Bereits vor zwei Jahren hatte Heinisch-Hosek die Kampagne "Gewaltfrei leben" gestartet, die nun zu Ende gegangen ist. Dazwischen wurden Workshops an Schulen durchgeführt, Pädagogen speziell geschult und die Telefonnummer der Frauenhelpline (0800-222-555) verbreitet. Das alles habe zur Bewusstseinsbildung beigetragen, so Heinisch-Hosek.
"Männlichkeiten in Konkurrenz"
Mehr als verstörend wirken in diesem Zusammenhang allerdings die Aussagen des Vorsitzenden der islamischen Religionsgemeinde in Oberösterreich und islamischen Religionslehrers Murat Baser im "Neuen Volksblatt" zur Rolle der Frauen (Dienstag-Ausgabe). Davon, dass Gott die Verantwortung an die Männer gegeben habe, war dabei die Rede. Und davon, dass Gott keine einzige Frau als Prophet geschickt habe, weil Frauen physisch und psychisch schwach seien.
Die Welle des Protests war groß. Das sei "ein Schlag ins Gesicht der Gleichberechtigung und eine Verharmlosung von Gewalt an Frauen", hieß es etwa von den weiblichen ÖVP-Abgeordneten. Und auch die Islamische Glaubensgemeinschaft in Österreich sprach sich am Mittwoch gegen das vermittelte Frauenbild ihres oberösterreichischen Vorsitzenden aus.
"Überall dort, wo Macht im Spiel ist - zum Beispiel bei religiösen oder politischen Prozessen - geht es nicht nur um Inhalte. Es treten immer auch Männlichkeiten in Konkurrenz", sagt dazu Romeo Bissuti, Obmann der White-Ribbon-Kampagne, die sich für eine Beendigung der Männergewalt in Beziehungen einsetzt. Es seien Männlichkeiten, die sich mächtig fühlen wollen. Letztendlich reduziere es sich dabei immer auf die Frage, "wer den Ton angibt", so Bissuti zur "Wiener Zeitung".
Andere zu übertrumpfen habe langfristig aber noch nie zu Erfolg geführt, denn: "Das, was den Menschen das Überleben ermöglicht hat, war das soziale Miteinander." Tatsachen wie diese müsse man sich vor Augen halten, wenn es um Geschlechterdemokratie geht.
Grundsätzlich sei sehr wohl zu bemerken, dass sich die Einstellung in der Gesellschaft in Richtung Gleichberechtigung bewege. Immer mehr Männer gingen zum Beispiel in Karenz oder seien in einem Sozialberuf tätig.

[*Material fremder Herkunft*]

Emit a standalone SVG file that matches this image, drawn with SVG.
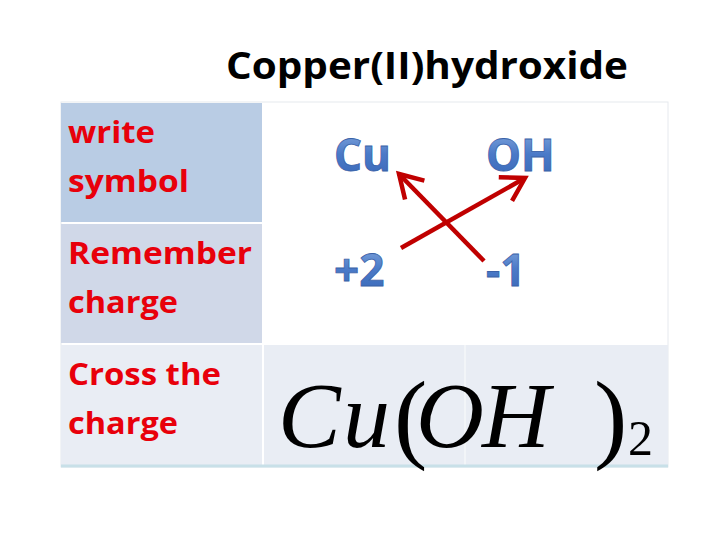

Noch immer aber sei es ebenfalls Teil der Männlichkeitsvorstellung - geprägt durch Medien und Erziehung -, dass Männer Gewalt anwenden dürfen und Frauen "nach ihrer Pfeife tanzen müssen".
20 Wegweisungen täglich
Österreichweit gibt es 20 Wegweisungen täglich. Zu 95 Prozent sind Männer betroffen. Kommt es zu Vergewaltigungen, wird allerdings nur eine von zehn angezeigt. Ein großer Teil der Gewalt bleibt also unentdeckt. Aus Angst, die Familie zu zerstören, aus Angst, alles nur noch schlimmer zu machen - aus Angst vor dem Täter.
Physische Gewalt - vor allem in Beziehungen -sei fast immer mit psychischer Gewalt verknüpft, sagt Bissuti. Zuletzt wurde das bei einem Fall an einer Grazer Schule deutlich, wo eine 15-Jährige bereits im Mai von mehreren Jugendlichen vergewaltigt worden sein soll. Erst, nachdem diese die Schule gewechselt hatten, erzählte das Mädchen Monate später einem Betreuer von Übergriffen. Nun ermittelt die Staatsanwaltschaft wegen des Verdachts der Vergewaltigung und unterlassener Hilfeleistung.
Auch Männer werden Opfer von Gewalt, und zwar genauso oft wie Frauen - dabei gehe es aber fast immer um Gewalt unter Männern, sagt Bissuti. Von sexueller Gewalt seien vor allem Buben betroffen.